No matter how large or small the organization people will work harder for a leader who they feel “have their backs.” Without that trust, people become cynical and work to serve their own best interests regardless of its effect on the overall organization. Leaders can best build trust by first being trustworthy. You lead. You’ll have to learn to recognize legitimate concerns and complaints. You’ll have to first treat peoples’ issues as if they are raised in good faith. It takes courage to tell the leader bad news. That isn’t disloyalty; it’s a genuine commitment to realizing the vision. Such feedback must be honestly considered. If the person’s concerns are ill founded, then help them to adjust their points of view. If the feedback is reasonable, even if difficult, you must act on it if you wish to keep your credibility – and the word will spread quickly if you don’t.

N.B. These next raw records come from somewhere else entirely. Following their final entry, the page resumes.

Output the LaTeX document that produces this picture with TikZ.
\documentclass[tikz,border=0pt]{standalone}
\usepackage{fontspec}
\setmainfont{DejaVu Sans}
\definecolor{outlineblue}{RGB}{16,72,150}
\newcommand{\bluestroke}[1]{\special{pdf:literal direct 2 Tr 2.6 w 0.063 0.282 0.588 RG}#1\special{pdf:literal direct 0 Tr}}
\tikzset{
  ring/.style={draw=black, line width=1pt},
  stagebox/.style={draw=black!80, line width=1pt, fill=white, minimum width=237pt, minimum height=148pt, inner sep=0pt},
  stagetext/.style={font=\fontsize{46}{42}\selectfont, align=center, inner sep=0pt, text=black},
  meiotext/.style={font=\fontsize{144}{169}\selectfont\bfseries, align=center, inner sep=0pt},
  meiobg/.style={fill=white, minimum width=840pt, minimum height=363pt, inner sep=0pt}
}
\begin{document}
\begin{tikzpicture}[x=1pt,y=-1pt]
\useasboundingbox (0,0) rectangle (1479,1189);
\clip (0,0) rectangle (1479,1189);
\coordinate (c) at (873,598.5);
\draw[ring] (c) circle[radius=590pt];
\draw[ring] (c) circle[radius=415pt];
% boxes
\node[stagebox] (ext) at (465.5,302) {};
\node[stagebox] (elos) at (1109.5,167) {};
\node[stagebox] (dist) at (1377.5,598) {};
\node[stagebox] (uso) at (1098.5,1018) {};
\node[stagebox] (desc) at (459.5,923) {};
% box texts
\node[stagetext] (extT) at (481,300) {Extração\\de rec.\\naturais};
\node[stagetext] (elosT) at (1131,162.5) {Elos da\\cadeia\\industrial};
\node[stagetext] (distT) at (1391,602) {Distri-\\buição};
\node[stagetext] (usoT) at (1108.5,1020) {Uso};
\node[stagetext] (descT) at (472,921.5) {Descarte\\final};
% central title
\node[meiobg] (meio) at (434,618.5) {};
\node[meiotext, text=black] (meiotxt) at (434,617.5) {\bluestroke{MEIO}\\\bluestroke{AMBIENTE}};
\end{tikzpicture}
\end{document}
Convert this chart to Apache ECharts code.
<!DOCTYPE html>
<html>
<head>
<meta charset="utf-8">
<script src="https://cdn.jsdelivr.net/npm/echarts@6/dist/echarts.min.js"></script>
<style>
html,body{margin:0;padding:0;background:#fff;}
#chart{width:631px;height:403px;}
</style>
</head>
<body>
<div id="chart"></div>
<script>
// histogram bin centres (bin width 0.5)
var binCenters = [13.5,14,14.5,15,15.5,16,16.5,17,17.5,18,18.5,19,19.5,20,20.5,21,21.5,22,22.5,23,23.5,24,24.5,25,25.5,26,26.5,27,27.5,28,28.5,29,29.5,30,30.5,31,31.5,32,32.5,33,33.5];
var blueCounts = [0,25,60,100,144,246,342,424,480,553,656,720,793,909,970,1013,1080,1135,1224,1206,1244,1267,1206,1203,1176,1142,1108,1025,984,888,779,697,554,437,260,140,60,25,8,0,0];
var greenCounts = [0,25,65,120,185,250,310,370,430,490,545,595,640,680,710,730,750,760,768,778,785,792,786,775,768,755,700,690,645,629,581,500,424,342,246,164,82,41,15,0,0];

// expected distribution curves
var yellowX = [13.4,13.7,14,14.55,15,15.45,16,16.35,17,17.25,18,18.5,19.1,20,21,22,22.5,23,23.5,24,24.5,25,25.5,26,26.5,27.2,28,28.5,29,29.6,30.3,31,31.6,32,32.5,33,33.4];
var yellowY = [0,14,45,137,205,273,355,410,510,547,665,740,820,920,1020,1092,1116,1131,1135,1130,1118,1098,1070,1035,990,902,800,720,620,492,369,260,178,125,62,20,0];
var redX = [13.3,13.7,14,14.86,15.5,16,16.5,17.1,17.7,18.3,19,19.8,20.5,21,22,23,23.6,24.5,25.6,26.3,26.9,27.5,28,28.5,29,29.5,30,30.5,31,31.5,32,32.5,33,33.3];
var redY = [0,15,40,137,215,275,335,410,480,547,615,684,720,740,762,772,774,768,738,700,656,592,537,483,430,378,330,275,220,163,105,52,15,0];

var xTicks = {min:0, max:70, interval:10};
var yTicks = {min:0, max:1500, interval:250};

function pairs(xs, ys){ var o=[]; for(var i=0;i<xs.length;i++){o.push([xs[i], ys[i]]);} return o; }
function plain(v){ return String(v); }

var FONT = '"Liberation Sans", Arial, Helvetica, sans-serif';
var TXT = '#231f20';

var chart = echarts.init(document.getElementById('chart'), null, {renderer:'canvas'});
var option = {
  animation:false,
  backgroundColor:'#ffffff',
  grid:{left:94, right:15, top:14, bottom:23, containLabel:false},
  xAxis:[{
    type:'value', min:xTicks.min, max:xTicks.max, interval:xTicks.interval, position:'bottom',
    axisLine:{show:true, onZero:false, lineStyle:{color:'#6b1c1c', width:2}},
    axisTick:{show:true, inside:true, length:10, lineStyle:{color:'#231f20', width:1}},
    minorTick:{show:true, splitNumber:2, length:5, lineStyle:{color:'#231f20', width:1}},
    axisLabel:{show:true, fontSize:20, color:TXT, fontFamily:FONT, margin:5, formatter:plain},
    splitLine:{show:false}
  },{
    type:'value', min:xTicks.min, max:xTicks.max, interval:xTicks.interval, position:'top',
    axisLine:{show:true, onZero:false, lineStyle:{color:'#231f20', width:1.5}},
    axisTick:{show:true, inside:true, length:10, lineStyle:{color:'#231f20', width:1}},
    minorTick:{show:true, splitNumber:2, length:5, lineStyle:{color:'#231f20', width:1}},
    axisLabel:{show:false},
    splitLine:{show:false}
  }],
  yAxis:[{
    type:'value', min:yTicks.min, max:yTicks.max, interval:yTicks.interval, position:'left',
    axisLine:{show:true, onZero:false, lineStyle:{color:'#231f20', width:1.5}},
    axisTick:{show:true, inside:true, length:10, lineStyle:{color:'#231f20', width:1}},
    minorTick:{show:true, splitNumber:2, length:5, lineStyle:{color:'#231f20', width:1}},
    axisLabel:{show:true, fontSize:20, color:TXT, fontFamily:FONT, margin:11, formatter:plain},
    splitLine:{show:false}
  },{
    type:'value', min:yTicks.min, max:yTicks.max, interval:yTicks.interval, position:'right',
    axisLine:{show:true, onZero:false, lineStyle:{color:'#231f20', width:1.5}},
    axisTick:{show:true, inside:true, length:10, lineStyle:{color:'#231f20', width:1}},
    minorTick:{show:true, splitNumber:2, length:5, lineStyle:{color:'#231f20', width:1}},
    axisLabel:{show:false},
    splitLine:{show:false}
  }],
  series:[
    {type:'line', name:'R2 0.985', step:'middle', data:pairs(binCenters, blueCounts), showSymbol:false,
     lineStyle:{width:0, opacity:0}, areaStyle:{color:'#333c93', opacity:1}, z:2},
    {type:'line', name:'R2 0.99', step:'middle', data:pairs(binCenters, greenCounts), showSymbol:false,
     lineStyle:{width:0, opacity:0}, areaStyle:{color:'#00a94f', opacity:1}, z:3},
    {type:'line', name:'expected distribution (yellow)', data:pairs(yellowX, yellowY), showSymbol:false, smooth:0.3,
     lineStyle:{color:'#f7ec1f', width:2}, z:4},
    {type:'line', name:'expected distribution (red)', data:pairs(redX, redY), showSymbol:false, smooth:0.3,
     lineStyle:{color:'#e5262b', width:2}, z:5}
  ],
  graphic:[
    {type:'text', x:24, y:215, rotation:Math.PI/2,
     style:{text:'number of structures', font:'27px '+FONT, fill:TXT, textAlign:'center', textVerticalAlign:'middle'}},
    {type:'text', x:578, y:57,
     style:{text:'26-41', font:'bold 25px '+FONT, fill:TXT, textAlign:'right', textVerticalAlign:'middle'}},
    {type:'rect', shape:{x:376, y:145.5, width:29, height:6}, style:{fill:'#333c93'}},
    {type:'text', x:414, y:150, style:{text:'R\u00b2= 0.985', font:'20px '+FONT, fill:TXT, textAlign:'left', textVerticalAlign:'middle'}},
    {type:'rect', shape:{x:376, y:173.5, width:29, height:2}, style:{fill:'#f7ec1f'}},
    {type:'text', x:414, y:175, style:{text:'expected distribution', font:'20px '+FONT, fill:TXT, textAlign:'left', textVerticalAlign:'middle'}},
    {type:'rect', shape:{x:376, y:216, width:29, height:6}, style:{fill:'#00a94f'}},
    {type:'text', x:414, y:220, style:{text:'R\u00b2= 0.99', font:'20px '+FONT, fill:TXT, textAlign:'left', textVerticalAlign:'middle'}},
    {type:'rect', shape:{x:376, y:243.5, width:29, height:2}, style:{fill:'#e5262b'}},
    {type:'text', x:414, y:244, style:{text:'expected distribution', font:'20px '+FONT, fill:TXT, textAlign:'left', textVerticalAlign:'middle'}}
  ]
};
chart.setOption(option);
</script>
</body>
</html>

Forming authentic connections between a leader and the organization makes demands upon the leader. Perhaps that’s why these connections are as rare as they are. Moral courage, sincere appreciation (even for people whom you might not like personally) and a thick skin are working necessities for the authentic leader. It is easier to be authentic if the entire leadership team is supportive and all are on the same page. Once again, to make this happen the leader must go first. If you are waiting for others you aren’t leading.
Finally, conflict and disagreement can be healthy signs of growth. It’s been said that the only place where you get movement without friction is in outer space. If you are operating in this world expect it. It is unaddressed or unresolved conflict that is a problem. Invite objections. Seek out and embrace contrary opinions. These are the naturally occurring forces that lead us to the most robust solutions. You improve the process or you benefit from creating teachable moments, both take you closer to the goal. Once again, lip service only is deadly. Authenticity is required.
Organizational health depends, in part, on the authenticity of its leader. A leader’s shortcomings is often the reason why there are so many weak and ailing organizations. That’s why there are so many inadequate leaders in positions of authority. To create or sustain a healthy, adaptive organization a leader must be respected; be seen as authentic, reliable, and trustworthy. While the following list isn’t meant to be exhaustive, an authentic leader must engage in several activities if he or she is to be believed and followed. The leader must articulate and disseminate an authentic case for change. A leader must marshal the energies of the entire group in pulling toward the goal. No leader can make it happen on his or her own. He or she must walk the talk. She or he must make and maintain authentic connections with the people who labor to create the success of the organization. These aren’t easy tasks. That’s why good leaders are so valuable, so admired. It is insufficient to hold back and blame the work force when initiatives fail. You can create the adaptations that you envision will lead to success. But, be aware, authenticity is required.